Commentary
The question is not so much about whether multilateralism will endure, but how it is evolving, say Sarah Teo and Jane Chan from the S Rajaratnam School of International Studies.
A man stands near the entrance of the Shangri-La Hotel, the venue for the International Institute for Strategic Studies (IISS) Shangri-La Dialogue, Asia's annual defense and security forum, in Singapore on May 28, 2026. (Photo: AP/Achmad Ibrahim)
02 Jun 2026 10:30AM
SINGAPORE: “I’m sorry to say this here. Less Shangri-La, more ships, more subs,” quipped United States Defense Secretary Pete Hegseth at the 23rd Shangri-La Dialogue (SLD) held last weekend in Singapore. It was a pointed remark to make at a forum dedicated to multilateral defence diplomacy, and it bluntly captured a fundamental question for countries. As the foundations of the post-Cold War order become less secure, states must navigate a world marked by sharper competition and greater fragmentation. If security is once again more about military capability, what role remains for cooperation among states?

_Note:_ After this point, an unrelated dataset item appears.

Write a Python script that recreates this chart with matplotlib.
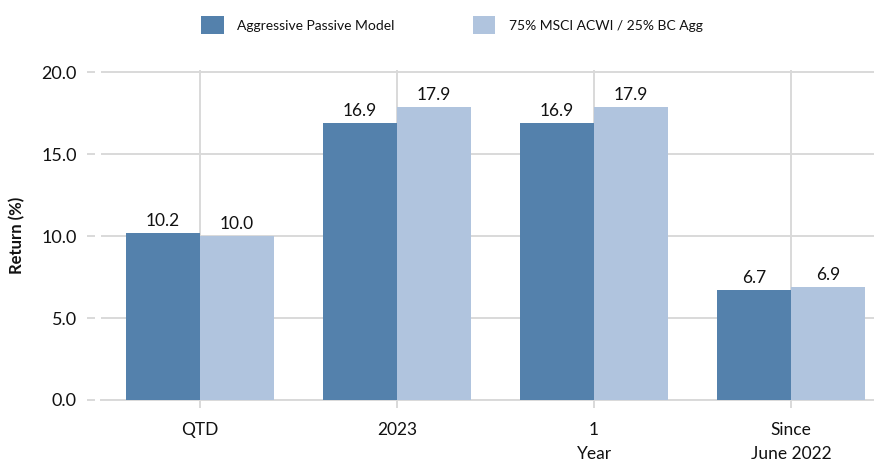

While there is broad agreement that the old certainties are fading, there is far less clarity about what will replace them. Recent events have only reinforced this sense of uncertainty. Attacks on commercial shipping in and around the Strait of Hormuz, and the continued disruption of freedom of passage, have exposed the limits of an international order founded on established rules and norms, while raising difficult questions about the willingness and ability of states to uphold them. The evidence across conversations at the SLD suggests that the question is not so much about whether multilateralism will endure, but how it is evolving.